In the first picture, it's difficult to tell that there is water at all. It often looks like a sandy yellow desert to me, but if you look closely, there are ships out in the distance. Still, when I use this particular deck, I think of a man crossing the desert. 

In the Light Seer's Tarot, a woman stands at a cliff side, looking out over the ocean. She has a surf board under one arm. When I draw this card in this deck, I often get the idea that it's sunset and the day is over. She'll have to go back out and try again tomorrow. 

The third card, from the Lo Scarabeo Tarot, is a more contemplative card to me. The man is still considering all of his options. In this card, the fire is most predominant to me, and gives me a snuggly or even lazy feeling. It's easy to put things off when I draw this card. 

Let's look at a few more images and what might come up with them. Below you will see the 3 of Wands from the Gilded Tarot, the Tarot of the Magical Forest, and the Good Fortune Tarot.

The Gilded Tarot has long been one of my favorite Tarot decks, and I highly recommend it to both new and seasoned readers. The images are especially easy for people to relate to, and it works good in professional settings when reading for your clients. 

I have purchased at least 50 of these decks to include in programs and courses, and have given them to clients as well as friends. 

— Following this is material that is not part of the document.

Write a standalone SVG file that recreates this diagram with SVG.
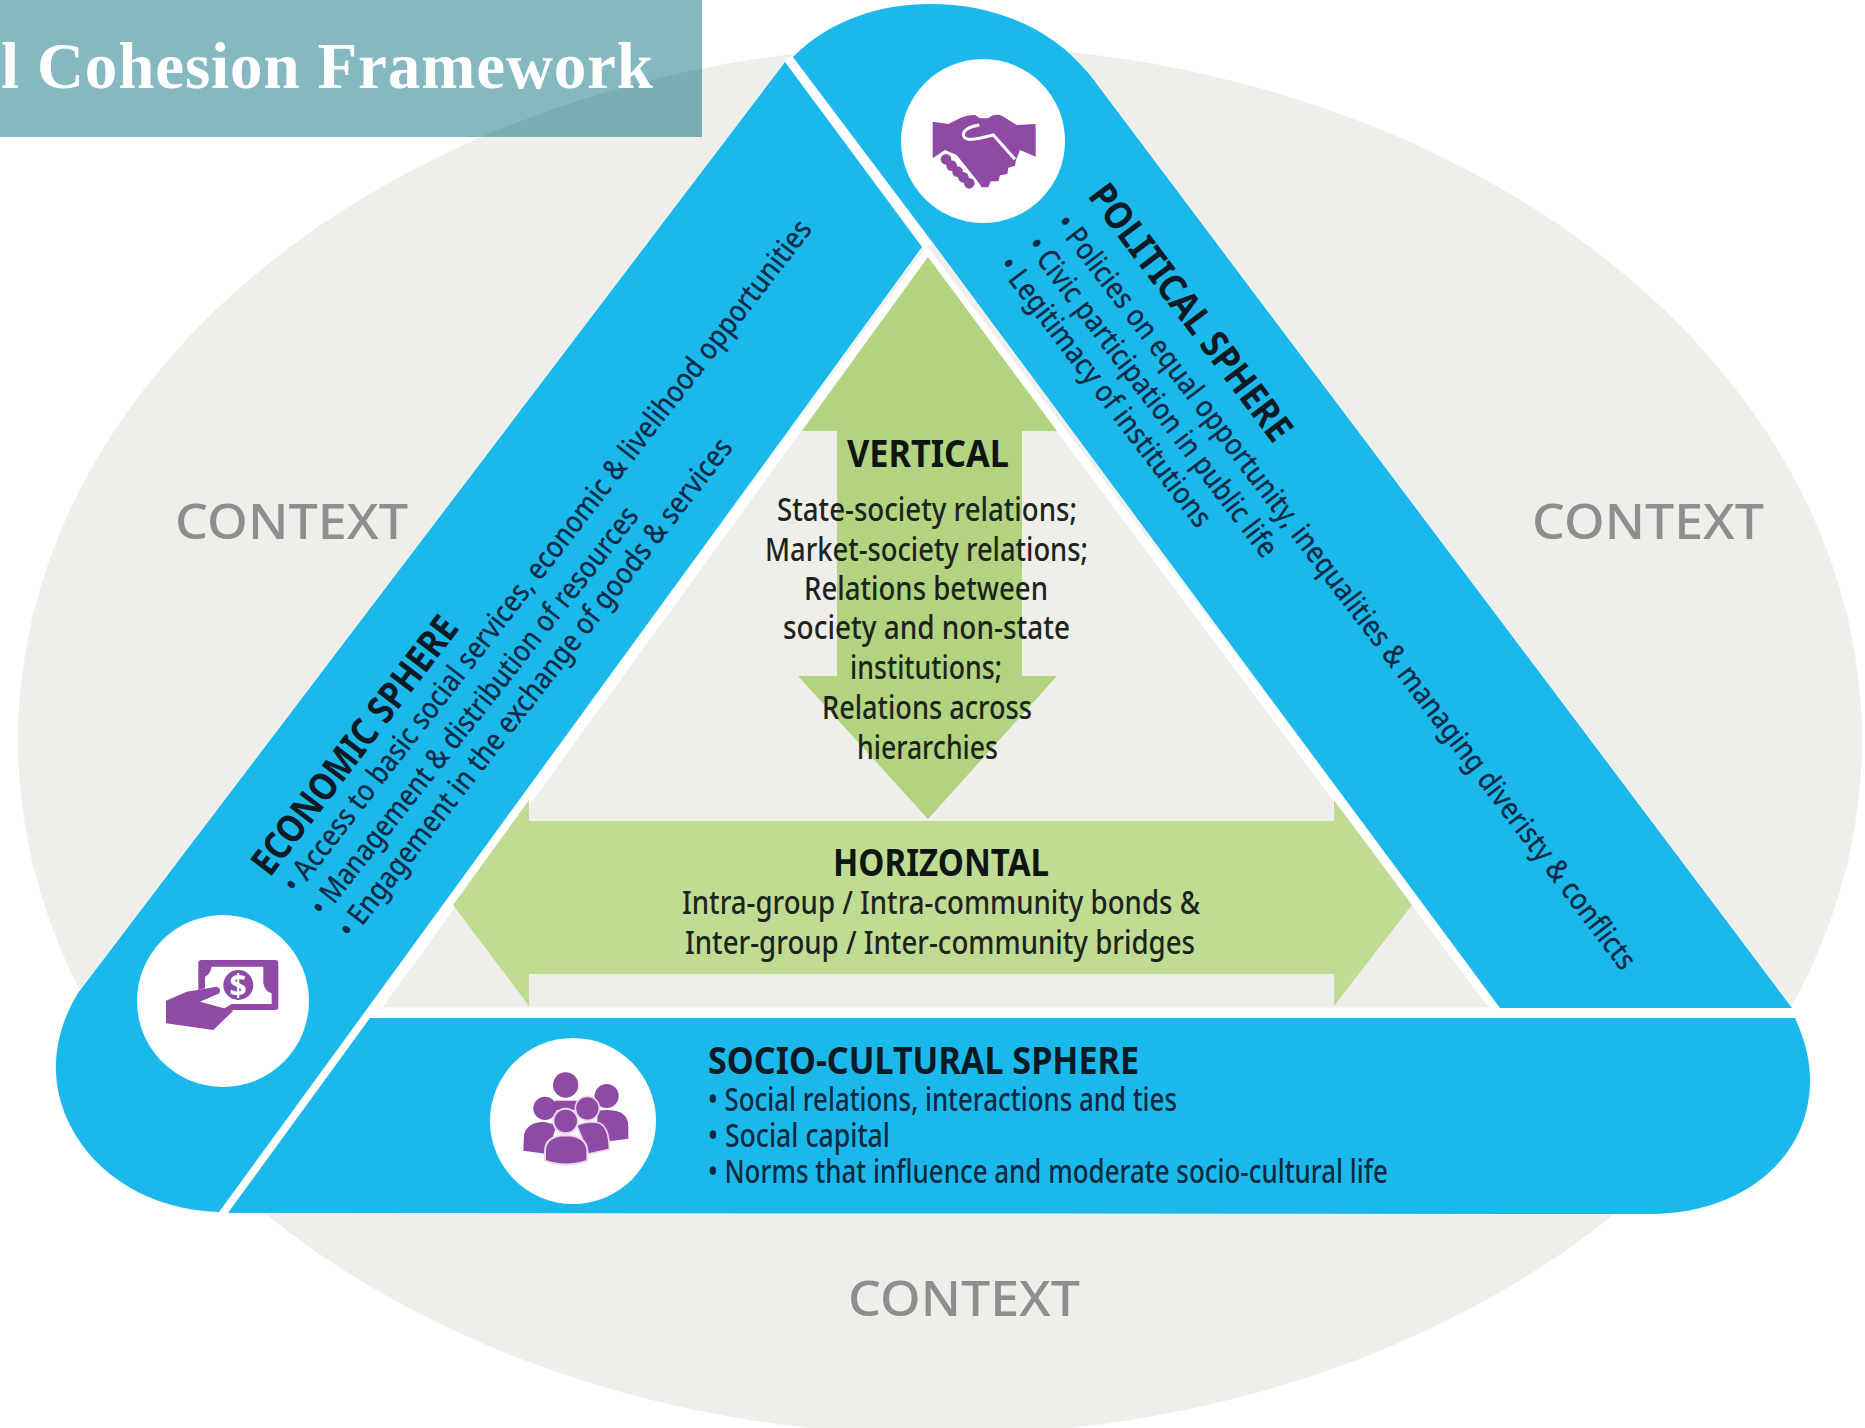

The Gilded Tarot 3 of Wands was the first deck where I saw the ship in the card. It is also one of the decks where it seems like the ship is VERY close. It definitely brings to mind the idea that your ship has come in, and was the first deck where I started seeing this card as, "So go out and swim to it!" 

In the Tarot of the Magical Forest, on the other hand, I often see the ship as sailing away. It is a very forlorn and sad card for me, and I often see it as a lost opportunity, that your ship has sailed. I'm not sure if it's the colors or the overall mood of the card, but when I use this deck, the interpretation definitely fits the situation. 

In the Good Fortune Tarot, for the first time we see someone actively waving in their ship. This person is not just standing on the shoreline thinking about her what if's? She is trying to guide the way and do everything she can to make things happen! 

When you see the cards side by side, it's easy to see why it's SO IMPORTANT to include the deck that you used in your Tarot journal.

If you go back to a spread even a few days later, you may think, "Why would I ever interpret the 3 of wands as something sad?" and forget that you had used the Tarot of the Magical Forest. 

On the other hand, you may have emphasized the need to contemplate your ideas before taking action, or you might have interpreted the card as needing to jump in and lead the way.

Both interpretations are correct, and can be heavily influenced by which deck you used. 

By paying attention to the decks you use and your interpretations of the cards, you can start to see which decks resonate with you better and which cards help to bring out different aspects of your personality and your subconscious.

Be sure to always include the deck you use in your readings! This is an extremely important, but often overlooked, part of any Tarot practice.